Considering these facts, the United Nations Security Council adopted Resolution of 2139, which strengthened the needed legal framework in 2014. This resolution was an important turning point as the UN urged all parties, including the Syrian regime, to take the necessary steps to facilitate the efforts of the United Nations, its agencies, and all humanitarian actors engaged in relief work. 

Deviating from its conventional approach cantered on state sovereignty, the UN Security Council went beyond, demanding the facilitation of and allowance for rapid, safe, and unhindered humanitarian access by using the stronger word 'urge'. 

There were two other noticeable elements in the UN Security Council's Resolution that was of importance. The first one was its demand to stop "depriving civilians of food and medicine indispensable to their survival" and its recall that starvation is prohibited by international humanitarian law. The second noticeable point was related to "the removal of medical supplies from humanitarian shipments" linked to medical care the wounded and sick must receive under International Humanitarian Law.

The culmination of these elements provided evidence that there was an arbitrary denial of humanitarian assistance in Syria. These recalls proved that the discretion of parties to conflict to consent humanitarian assistance were not used in accordance with International Law. Furthermore, the siege, even if it can be used as an acceptable method of war under certain conditions, was not used lawfully. Thus, it caused the deprivation of civilians of food and medicine in the besieged areas, which is a clear violation of International Humanitarian Law and classified as a “war crime” in the Rome Statute of the International Criminal Court.

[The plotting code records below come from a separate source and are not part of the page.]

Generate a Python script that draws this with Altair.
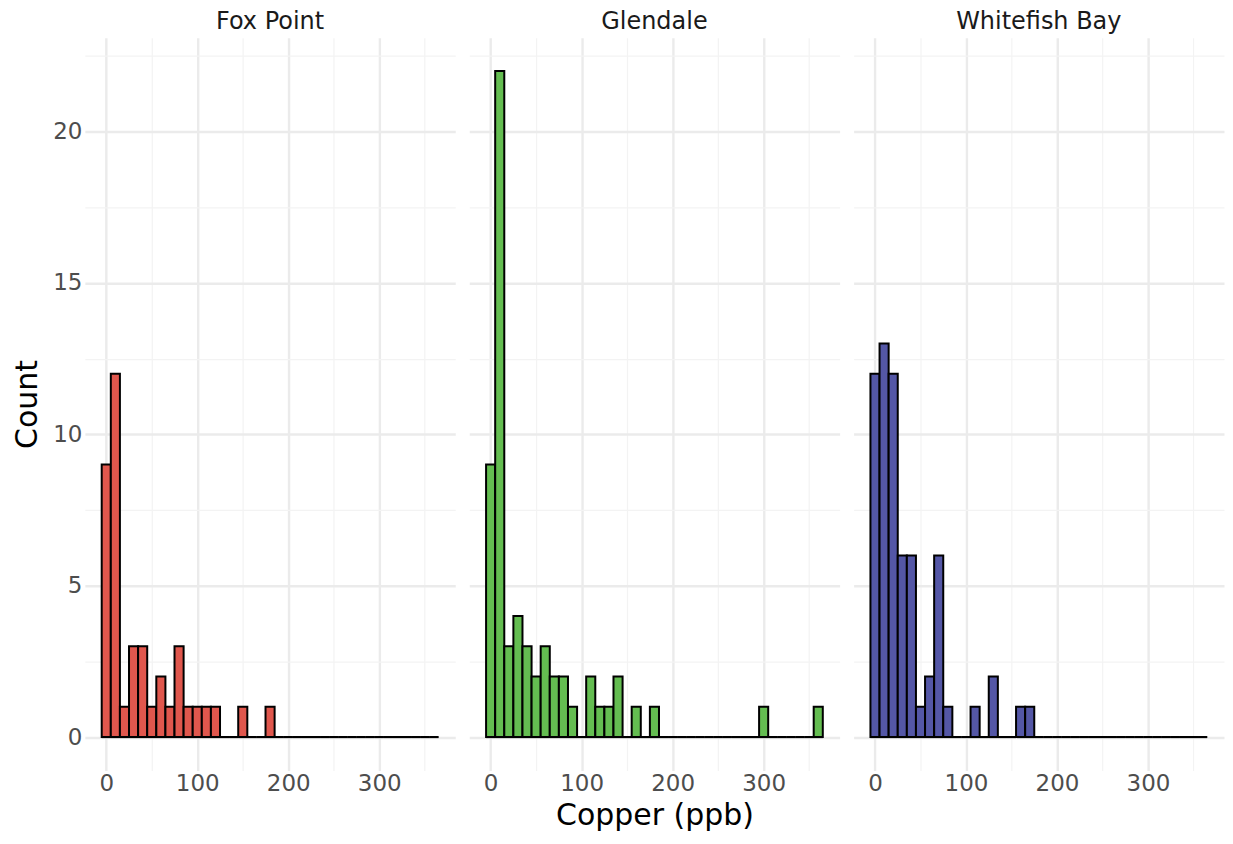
import altair as alt
import pandas as pd

towns = ["Fox Point", "Glendale", "Whitefish Bay"]
bar_colors = ["#E0574D", "#64BD51", "#5457A6"]

bin_centers = [0, 10, 20, 30, 40, 50, 60, 70, 80, 90, 100, 110, 120, 130, 140, 150,
               160, 170, 180, 190, 200, 210, 220, 230, 240, 250, 260, 270, 280, 290,
               300, 310, 320, 330, 340, 350, 360]

fox_point_counts = [9, 12, 1, 3, 3, 1, 2, 1, 3, 1, 1, 1, 1, 0, 0, 1, 0, 0, 1,
                    0, 0, 0, 0, 0, 0, 0, 0, 0, 0, 0, 0, 0, 0, 0, 0, 0, 0]
glendale_counts = [9, 22, 3, 4, 3, 2, 3, 2, 2, 1, 0, 2, 1, 1, 2, 0, 1, 0, 1,
                   0, 0, 0, 0, 0, 0, 0, 0, 0, 0, 0, 1, 0, 0, 0, 0, 0, 1]
whitefish_bay_counts = [12, 13, 12, 6, 6, 1, 2, 6, 1, 0, 0, 1, 0, 2, 0, 0, 1, 1,
                        0, 0, 0, 0, 0, 0, 0, 0, 0, 0, 0, 0, 0, 0, 0, 0, 0, 0, 0]

bin_width = 10
x_ticks = [0, 50, 100, 150, 200, 250, 300, 350]
y_ticks = [0, 2.5, 5, 7.5, 10, 12.5, 15, 17.5, 20, 22.5]

rows = []
for town, counts in zip(towns, [fox_point_counts, glendale_counts, whitefish_bay_counts]):
    for c, n in zip(bin_centers, counts):
        rows.append({"town": town, "x0": c - bin_width / 2, "x1": c + bin_width / 2, "count": n})
df = pd.DataFrame(rows)

FONT = "DejaVu Sans"
xscale = alt.Scale(domain=[-23.5, 383.5], nice=False, zero=False)
yscale = alt.Scale(domain=[-1.1, 23.1], nice=False, zero=False)

grid_w_x = {"condition": {"test": "datum.value % 100 === 0", "value": 2.4}, "value": 1.2}
grid_c_x = {"condition": {"test": "datum.value % 100 === 0", "value": "#EBEBEB"}, "value": "#F3F3F3"}
grid_w_y = {"condition": {"test": "datum.value % 5 === 0", "value": 2.4}, "value": 1.2}
grid_c_y = {"condition": {"test": "datum.value % 5 === 0", "value": "#EBEBEB"}, "value": "#F3F3F3"}


def x_axis(i):
    kw = dict(values=x_ticks, labelExpr="datum.value % 100 === 0 ? datum.label : ''",
              grid=True, gridWidth=grid_w_x, gridColor=grid_c_x, labelOverlap=False,
              domain=False, ticks=False, tickSize=0,
              labelFont=FONT, titleFont=FONT,
              labelFontSize=23, labelColor="#4D4D4D", labelPadding=2,
              titleFontSize=30, titleFontWeight="normal", titleColor="black", titlePadding=5)
    if i == 1:
        return alt.Axis(title="Copper (ppb)", **kw)
    return alt.Axis(title=None, **kw)


def y_axis(i):
    kw = dict(values=y_ticks, grid=True, gridWidth=grid_w_y, gridColor=grid_c_y,
              labelOverlap=False, domain=False, ticks=False, tickSize=0,
              labelFont=FONT, titleFont=FONT)
    if i == 0:
        return alt.Axis(title="Count", labelExpr="datum.value % 5 === 0 ? datum.label : ''",
                        labelFontSize=23, labelColor="#4D4D4D", labelPadding=3,
                        titleFontSize=30, titleFontWeight="normal", titleColor="black",
                        titlePadding=10, **kw)
    return alt.Axis(title=None, labels=False, **kw)


panels = []
for i, town in enumerate(towns):
    base = alt.Chart(df).transform_filter(alt.datum.town == town)
    bars = base.mark_rect(fill=bar_colors[i], stroke="black", strokeWidth=2).encode(
        x=alt.X("x0:Q", scale=xscale, axis=x_axis(i)),
        x2="x1:Q",
        y=alt.Y("count:Q", scale=yscale, axis=y_axis(i)),
        y2=alt.datum(0),
    )
    baseline = base.mark_rule(color="black", strokeWidth=2).encode(
        x=alt.X("x0:Q", scale=xscale),
        x2="x1:Q",
        y=alt.datum(0),
    )
    panels.append(
        alt.layer(bars, baseline).properties(
            width=371, height=734,
            title=alt.TitleParams(town, fontSize=24, font=FONT, fontWeight="normal",
                                  color="#1A1A1A", anchor="middle", offset=4),
        )
    )

chart = (
    alt.hconcat(*panels, spacing=12)
    .properties(padding={"left": 4, "top": 0, "right": 0, "bottom": 0}, background="white")
    .configure_view(stroke="transparent")
    .configure_axis(domain=False, ticks=False, labelFont=FONT, titleFont=FONT)
)

chart.save("out.html", embed_options={"renderer": "svg", "actions": False})
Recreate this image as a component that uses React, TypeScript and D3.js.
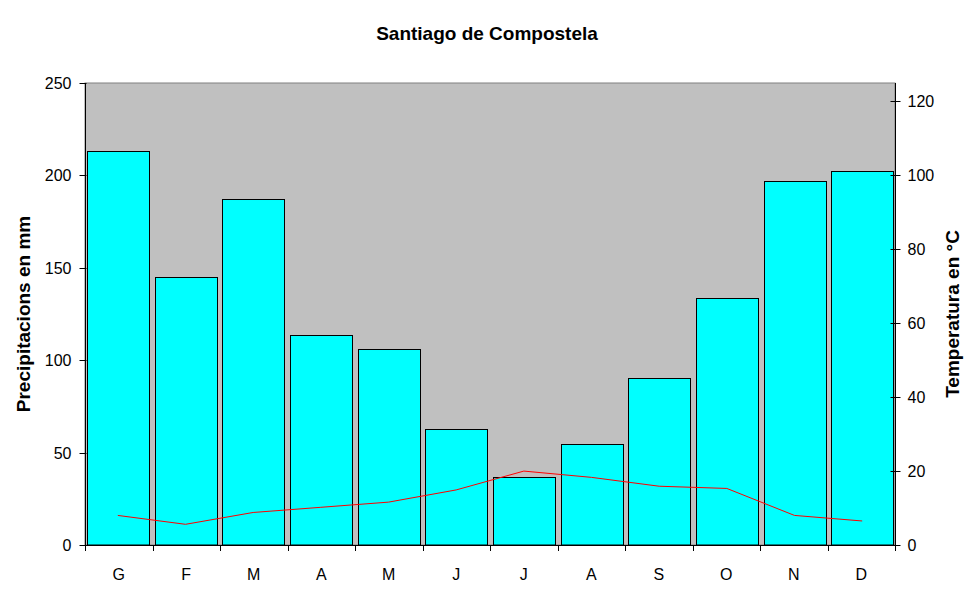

Despite the UN resolution, very limited improvement was witnessed in providing access to humanitarian organisations. Exemplifying the situation a UN report that estimates 3.5 million people were residing in areas that were difficult or impossible for humanitarian organisations to reach, and that 242,000 living in areas besieged were included in this figure. He also stated that UN agencies and their implementing partners could only reach 34 out of 262 locations in hard-to-reach and besieged areas. The Secretary General also declared that medicines were routinely denied to those who needed them, and that 89, 652 people were deprived of medical assistance as a result of lack of approval or removal of medical interagency  convoys to hard-to reach areas.

The continued arbitrary denials, systematic impediments and hindrances resulted in the passing of UN Resolution 2165. This time humanitarian assistance was not left to the discretion of authorities. The Resolution directly authorised UN humanitarian agencies and their partners to use the most direct route and border crossing to deliver humanitarian assistance to the most vulnerable in Syria. 

Today, these resolutions have enabled UN Humanitarian Agencies and their implementing partners including the Turkish Red Crescent to supply food, medicine, tents, blankets and hygiene items to millions of people inside Syria. Moreover, the UN and its implementing partners reached 77.4 Million beneficiaries in different sectors through the Turkish Border from 2014 to 2020.  Were it not for these resolutions many more lives would have been lost to this tragic war.